Zero Waste Sonoma recently received a $1 million State grant to open CRV redemption centers. Leslie explains the background on the new CRV redemption center in Sebastopol, and how it will eventually become an automated system. We talk about what happens to the things we place street side in our blue recycling bins. She explains how “wish-cycling” leads people to throw things in the blue bins that can’t be recycled.
Leslie explains that what is recycled goes to a facility in Santa Rosa where it is sorted by hand and machine and then bundled and shipped. Most things, excluding paper, are recycled domestically, and mostly in California.
She talks about disposing of hazardous waste at a facility they operate. It’s free to dispose of chemicals, batteries, solvents, etc. Electronics collection events happens at different locations on a weekly basis throughout the county.
I asked Leslie if the amount of trash that we produced has increased or decreased? She replied that on average, each person generate four pounds of trash per day, but it down from around seven pounds per person. Yet people do continue to throw away things that are recyclable or compostable. Her agency conducts waste characterization studies every five years to study what people are throwing away that ends up in the landfill. A new study was recently completed with results out soon.
New state legislation now requires that all households and businesses keep compostable materials out of the landfill. Interestingly, the rationale behind this legislation has less to do with waste diversion as much as addressing climate change. As green waste breaks down, it creates methane gas, a greenhouse gas. Landfills are one of the biggest producers of methane in our state.
Sonoma County currently does not have its own compost facility, and we truck organic waste outside the county. There are plans to create a compost facility.

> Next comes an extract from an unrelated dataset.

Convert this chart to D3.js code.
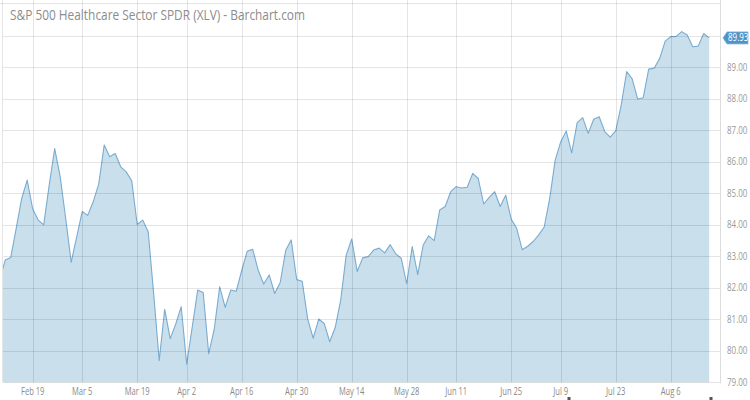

Landfills have a limited lifespan and the one in Sonoma County is expected to last only 22 more years. Once it closes, waste would have to hauled outside the county.
So really zero waste is also about looking upstream. How do we not create the waste in the first place? And then downstream, what are the materials that are best for reuse or recycling.
Finally, Leslie leaves us with a book recommendation, “Zero Waste Home” by Bea Thomas.